- Data provided:
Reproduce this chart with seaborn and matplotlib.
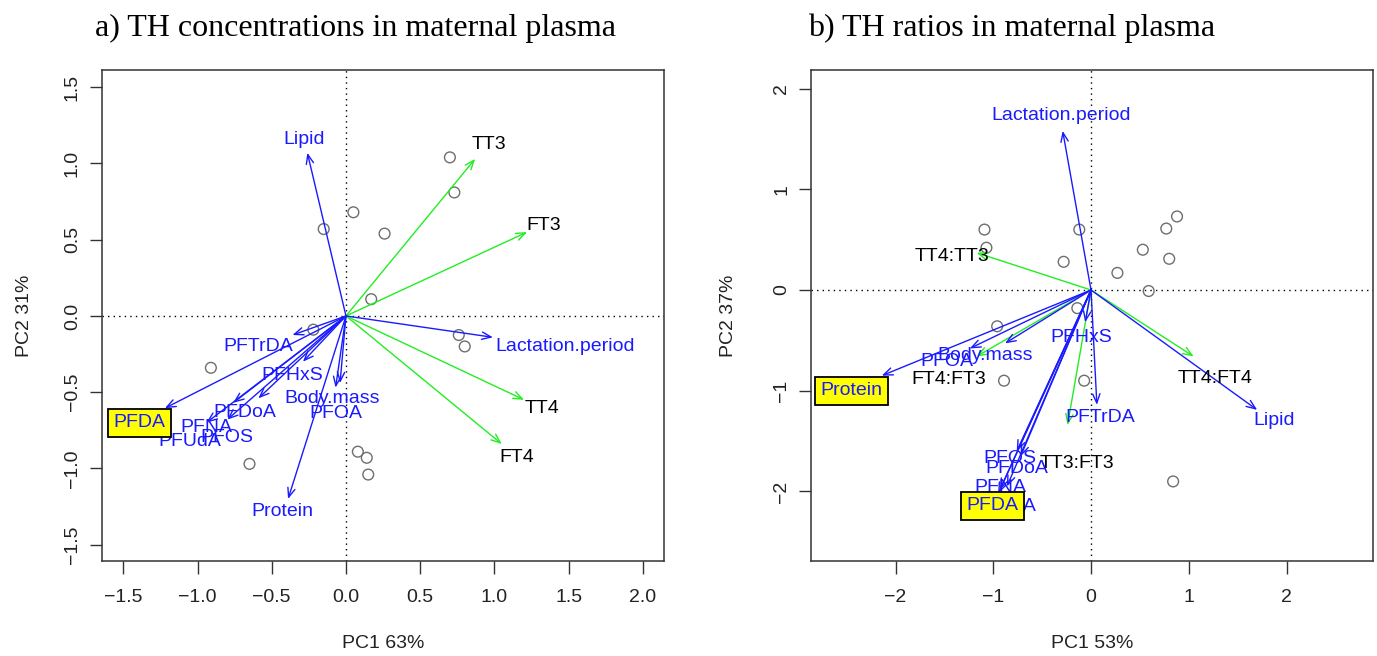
import numpy as np
import pandas as pd
import matplotlib
matplotlib.use("Agg")
import matplotlib.pyplot as plt
import seaborn as sns

# ---------------- Panel a: TH concentrations ----------------
a_obs_x = [0.70, 0.73, 0.05, 0.26, -0.15, 0.17, -0.22, 0.76, 0.80, -0.91, -0.65, 0.08, 0.14, 0.15]
a_obs_y = [1.04, 0.81, 0.68, 0.54, 0.57, 0.11, -0.09, -0.125, -0.20, -0.34, -0.97, -0.89, -0.93, -1.04]
a_vars = ["TT3", "FT3", "TT4", "FT4", "Lipid", "Lactation.period", "PFTrDA", "PFHxS",
          "Body.mass", "PFOA", "PFDoA", "PFNA", "PFOS", "PFUdA", "Protein", "PFDA"]
a_load_x = [0.87, 1.22, 1.20, 1.05, -0.26, 0.99, -0.36, -0.29, -0.07, -0.04, -0.59, -0.80, -0.76, -0.94, -0.39, -1.22]
a_load_y = [1.03, 0.55, -0.55, -0.84, 1.07, -0.14, -0.125, -0.30, -0.47, -0.44, -0.54, -0.68, -0.57, -0.70, -1.20, -0.605]
a_lab_x = [0.96, 1.33, 1.32, 1.15, -0.28, 1.476, -0.59, -0.36, -0.09, -0.07, -0.68, -0.94, -0.80, -1.05, -0.43, -1.39]
a_lab_y = [1.125, 0.59, -0.605, -0.93, 1.16, -0.197, -0.20, -0.39, -0.54, -0.64, -0.63, -0.73, -0.80, -0.82, -1.28, -0.70]
a_th = ["TT3", "FT3", "TT4", "FT4"]
a_boxed = ["PFDA"]

# ---------------- Panel b: TH ratios ----------------
b_obs_x = [0.88, 0.77, 0.53, 0.80, 0.27, 0.59, -0.12, -0.28, -0.14, -0.07, -0.89, 0.84, -1.09, -1.07, -0.96]
b_obs_y = [0.73, 0.61, 0.40, 0.31, 0.17, -0.01, 0.60, 0.28, -0.18, -0.90, -0.90, -1.90, 0.60, 0.42, -0.36]
b_vars = ["TT4:TT3", "TT4:FT4", "FT4:FT3", "TT3:FT3", "Lactation.period", "Lipid", "PFTrDA", "PFHxS",
          "Body.mass", "PFOA", "Protein", "PFOS", "PFDoA", "PFNA", "PFUdA", "PFDA"]
b_load_x = [-1.17, 1.05, -1.17, -0.24, -0.29, 1.70, 0.06, -0.06, -0.88, -1.24, -2.14, -0.76, -0.72, -0.93, -0.86, -0.95]
b_load_y = [0.37, -0.66, -0.66, -1.34, 1.58, -1.19, -1.14, -0.32, -0.53, -0.58, -0.85, -1.60, -1.65, -1.98, -1.95, -2.02]
b_lab_x = [-1.42, 1.27, -1.46, -0.14, -0.31, 1.87, 0.09, -0.10, -1.08, -1.47, -2.45, -0.83, -0.76, -0.93, -0.88, -1.01]
b_lab_y = [0.33, -0.88, -0.89, -1.72, 1.73, -1.30, -1.27, -0.47, -0.65, -0.71, -1.00, -1.67, -1.77, -1.96, -2.15, -2.14]
b_th = ["TT4:TT3", "TT4:FT4", "FT4:FT3", "TT3:FT3"]
b_boxed = ["Protein", "PFDA"]

titles = ["a) TH concentrations in maternal plasma", "b) TH ratios in maternal plasma"]
xlabels = ["PC1 63%", "PC1 53%"]
ylabels = ["PC2 31%", "PC2 37%"]
a_xticks = [-1.5, -1.0, -0.5, 0.0, 0.5, 1.0, 1.5, 2.0]
a_yticks = [-1.5, -1.0, -0.5, 0.0, 0.5, 1.0, 1.5]
b_xticks = [-2, -1, 0, 1, 2]
b_yticks = [-2, -1, 0, 1, 2]

sns.set_theme(style="white")
plt.rcParams["font.family"] = ["Liberation Sans", "DejaVu Sans"]
plt.rcParams["axes.unicode_minus"] = True

fig = plt.figure(figsize=(13.77, 6.56), dpi=100)
axA = fig.add_axes([0.0739, 0.1448, 0.4086, 0.7485])
axB = fig.add_axes([0.5890, 0.1448, 0.4079, 0.7485])

BLUE = "#1a1aff"
GREEN = "#22ee22"


def panel(ax, ox, oy, names, lx, ly, tx, ty, th, boxed, xlim, ylim, xt, yt, xfmt):
    df = pd.DataFrame({"x": ox, "y": oy})
    sns.scatterplot(data=df, x="x", y="y", ax=ax, s=60, marker="o", linewidth=1.0, zorder=2)
    coll = ax.collections[-1]
    coll.set_facecolor("none")
    coll.set_edgecolor("#6e6e6e")
    ax.axhline(0, color="black", lw=1, ls=(0, (1, 3)), zorder=1)
    ax.axvline(0, color="black", lw=1, ls=(0, (1, 3)), zorder=1)
    for n, x, y in zip(names, lx, ly):
        c = GREEN if n in th else BLUE
        ax.annotate("", xy=(x, y), xytext=(0, 0),
                    arrowprops=dict(arrowstyle="->,head_length=0.55,head_width=0.22",
                                    color=c, lw=1.0, shrinkA=0, shrinkB=0, mutation_scale=12),
                    zorder=3)
    for n, x, y in zip(names, tx, ty):
        c = "black" if n in th else BLUE
        kw = {}
        if n in boxed:
            kw["bbox"] = dict(boxstyle="square,pad=0.28", fc="#ffff00", ec="black", lw=1.3)
        ax.text(x, y, n, color=c, fontsize=14, ha="center", va="center", zorder=5, **kw)
    ax.set_xlim(*xlim)
    ax.set_ylim(*ylim)
    ax.set_xticks(xt)
    ax.set_yticks(yt)
    ax.set_xticklabels([xfmt.format(v).replace("-", "\u2212") for v in xt])
    ax.set_yticklabels([xfmt.format(v).replace("-", "\u2212") for v in yt], rotation=90, va="center")
    ax.tick_params(axis="both", direction="out", length=9, width=1, color="#333333",
                   labelsize=14, labelcolor="#222222", bottom=True, left=True)
    ax.tick_params(axis="x", pad=11)
    ax.tick_params(axis="y", pad=6)
    for s in ax.spines.values():
        s.set_visible(True)
        s.set_color("#333333")
        s.set_linewidth(1.1)
    ax.set_xlabel("")
    ax.set_ylabel("")


panel(axA, a_obs_x, a_obs_y, a_vars, a_load_x, a_load_y, a_lab_x, a_lab_y, a_th, a_boxed,
      (-1.645, 2.145), (-1.607, 1.613), a_xticks, a_yticks, "{:.1f}")
panel(axB, b_obs_x, b_obs_y, b_vars, b_load_x, b_load_y, b_lab_x, b_lab_y, b_th, b_boxed,
      (-2.864, 2.882), (-2.69, 2.184), b_xticks, b_yticks, "{:d}")

# axis labels
axA.set_xlabel(xlabels[0], fontsize=14, labelpad=21, color="#222222")
axA.set_ylabel(ylabels[0], fontsize=14, labelpad=22, color="#222222")
axB.set_xlabel(xlabels[1], fontsize=14, labelpad=21, color="#222222")
axB.set_ylabel(ylabels[1], fontsize=14, labelpad=26, color="#222222")

fig.text(95 / 1377, 1 - 28 / 656, titles[0], family=["Liberation Serif", "DejaVu Serif"],
         fontsize=23, ha="left", va="center", color="black")
fig.text(808 / 1377, 1 - 28 / 656, titles[1], family=["Liberation Serif", "DejaVu Serif"],
         fontsize=23, ha="left", va="center", color="black")

fig.savefig("out.png", dpi=100)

- Directions for this task: Give all the lines above again, character for character, without pictures.

- Complete output:
Reproduce this chart with seaborn and matplotlib.
import numpy as np
import pandas as pd
import matplotlib
matplotlib.use("Agg")
import matplotlib.pyplot as plt
import seaborn as sns

# ---------------- Panel a: TH concentrations ----------------
a_obs_x = [0.70, 0.73, 0.05, 0.26, -0.15, 0.17, -0.22, 0.76, 0.80, -0.91, -0.65, 0.08, 0.14, 0.15]
a_obs_y = [1.04, 0.81, 0.68, 0.54, 0.57, 0.11, -0.09, -0.125, -0.20, -0.34, -0.97, -0.89, -0.93, -1.04]
a_vars = ["TT3", "FT3", "TT4", "FT4", "Lipid", "Lactation.period", "PFTrDA", "PFHxS",
          "Body.mass", "PFOA", "PFDoA", "PFNA", "PFOS", "PFUdA", "Protein", "PFDA"]
a_load_x = [0.87, 1.22, 1.20, 1.05, -0.26, 0.99, -0.36, -0.29, -0.07, -0.04, -0.59, -0.80, -0.76, -0.94, -0.39, -1.22]
a_load_y = [1.03, 0.55, -0.55, -0.84, 1.07, -0.14, -0.125, -0.30, -0.47, -0.44, -0.54, -0.68, -0.57, -0.70, -1.20, -0.605]
a_lab_x = [0.96, 1.33, 1.32, 1.15, -0.28, 1.476, -0.59, -0.36, -0.09, -0.07, -0.68, -0.94, -0.80, -1.05, -0.43, -1.39]
a_lab_y = [1.125, 0.59, -0.605, -0.93, 1.16, -0.197, -0.20, -0.39, -0.54, -0.64, -0.63, -0.73, -0.80, -0.82, -1.28, -0.70]
a_th = ["TT3", "FT3", "TT4", "FT4"]
a_boxed = ["PFDA"]

# ---------------- Panel b: TH ratios ----------------
b_obs_x = [0.88, 0.77, 0.53, 0.80, 0.27, 0.59, -0.12, -0.28, -0.14, -0.07, -0.89, 0.84, -1.09, -1.07, -0.96]
b_obs_y = [0.73, 0.61, 0.40, 0.31, 0.17, -0.01, 0.60, 0.28, -0.18, -0.90, -0.90, -1.90, 0.60, 0.42, -0.36]
b_vars = ["TT4:TT3", "TT4:FT4", "FT4:FT3", "TT3:FT3", "Lactation.period", "Lipid", "PFTrDA", "PFHxS",
          "Body.mass", "PFOA", "Protein", "PFOS", "PFDoA", "PFNA", "PFUdA", "PFDA"]
b_load_x = [-1.17, 1.05, -1.17, -0.24, -0.29, 1.70, 0.06, -0.06, -0.88, -1.24, -2.14, -0.76, -0.72, -0.93, -0.86, -0.95]
b_load_y = [0.37, -0.66, -0.66, -1.34, 1.58, -1.19, -1.14, -0.32, -0.53, -0.58, -0.85, -1.60, -1.65, -1.98, -1.95, -2.02]
b_lab_x = [-1.42, 1.27, -1.46, -0.14, -0.31, 1.87, 0.09, -0.10, -1.08, -1.47, -2.45, -0.83, -0.76, -0.93, -0.88, -1.01]
b_lab_y = [0.33, -0.88, -0.89, -1.72, 1.73, -1.30, -1.27, -0.47, -0.65, -0.71, -1.00, -1.67, -1.77, -1.96, -2.15, -2.14]
b_th = ["TT4:TT3", "TT4:FT4", "FT4:FT3", "TT3:FT3"]
b_boxed = ["Protein", "PFDA"]

titles = ["a) TH concentrations in maternal plasma", "b) TH ratios in maternal plasma"]
xlabels = ["PC1 63%", "PC1 53%"]
ylabels = ["PC2 31%", "PC2 37%"]
a_xticks = [-1.5, -1.0, -0.5, 0.0, 0.5, 1.0, 1.5, 2.0]
a_yticks = [-1.5, -1.0, -0.5, 0.0, 0.5, 1.0, 1.5]
b_xticks = [-2, -1, 0, 1, 2]
b_yticks = [-2, -1, 0, 1, 2]

sns.set_theme(style="white")
plt.rcParams["font.family"] = ["Liberation Sans", "DejaVu Sans"]
plt.rcParams["axes.unicode_minus"] = True

fig = plt.figure(figsize=(13.77, 6.56), dpi=100)
axA = fig.add_axes([0.0739, 0.1448, 0.4086, 0.7485])
axB = fig.add_axes([0.5890, 0.1448, 0.4079, 0.7485])

BLUE = "#1a1aff"
GREEN = "#22ee22"


def panel(ax, ox, oy, names, lx, ly, tx, ty, th, boxed, xlim, ylim, xt, yt, xfmt):
    df = pd.DataFrame({"x": ox, "y": oy})
    sns.scatterplot(data=df, x="x", y="y", ax=ax, s=60, marker="o", linewidth=1.0, zorder=2)
    coll = ax.collections[-1]
    coll.set_facecolor("none")
    coll.set_edgecolor("#6e6e6e")
    ax.axhline(0, color="black", lw=1, ls=(0, (1, 3)), zorder=1)
    ax.axvline(0, color="black", lw=1, ls=(0, (1, 3)), zorder=1)
    for n, x, y in zip(names, lx, ly):
        c = GREEN if n in th else BLUE
        ax.annotate("", xy=(x, y), xytext=(0, 0),
                    arrowprops=dict(arrowstyle="->,head_length=0.55,head_width=0.22",
                                    color=c, lw=1.0, shrinkA=0, shrinkB=0, mutation_scale=12),
                    zorder=3)
    for n, x, y in zip(names, tx, ty):
        c = "black" if n in th else BLUE
        kw = {}
        if n in boxed:
            kw["bbox"] = dict(boxstyle="square,pad=0.28", fc="#ffff00", ec="black", lw=1.3)
        ax.text(x, y, n, color=c, fontsize=14, ha="center", va="center", zorder=5, **kw)
    ax.set_xlim(*xlim)
    ax.set_ylim(*ylim)
    ax.set_xticks(xt)
    ax.set_yticks(yt)
    ax.set_xticklabels([xfmt.format(v).replace("-", "\u2212") for v in xt])
    ax.set_yticklabels([xfmt.format(v).replace("-", "\u2212") for v in yt], rotation=90, va="center")
    ax.tick_params(axis="both", direction="out", length=9, width=1, color="#333333",
                   labelsize=14, labelcolor="#222222", bottom=True, left=True)
    ax.tick_params(axis="x", pad=11)
    ax.tick_params(axis="y", pad=6)
    for s in ax.spines.values():
        s.set_visible(True)
        s.set_color("#333333")
        s.set_linewidth(1.1)
    ax.set_xlabel("")
    ax.set_ylabel("")


panel(axA, a_obs_x, a_obs_y, a_vars, a_load_x, a_load_y, a_lab_x, a_lab_y, a_th, a_boxed,
      (-1.645, 2.145), (-1.607, 1.613), a_xticks, a_yticks, "{:.1f}")
panel(axB, b_obs_x, b_obs_y, b_vars, b_load_x, b_load_y, b_lab_x, b_lab_y, b_th, b_boxed,
      (-2.864, 2.882), (-2.69, 2.184), b_xticks, b_yticks, "{:d}")

# axis labels
axA.set_xlabel(xlabels[0], fontsize=14, labelpad=21, color="#222222")
axA.set_ylabel(ylabels[0], fontsize=14, labelpad=22, color="#222222")
axB.set_xlabel(xlabels[1], fontsize=14, labelpad=21, color="#222222")
axB.set_ylabel(ylabels[1], fontsize=14, labelpad=26, color="#222222")

fig.text(95 / 1377, 1 - 28 / 656, titles[0], family=["Liberation Serif", "DejaVu Serif"],
         fontsize=23, ha="left", va="center", color="black")
fig.text(808 / 1377, 1 - 28 / 656, titles[1], family=["Liberation Serif", "DejaVu Serif"],
         fontsize=23, ha="left", va="center", color="black")

fig.savefig("out.png", dpi=100)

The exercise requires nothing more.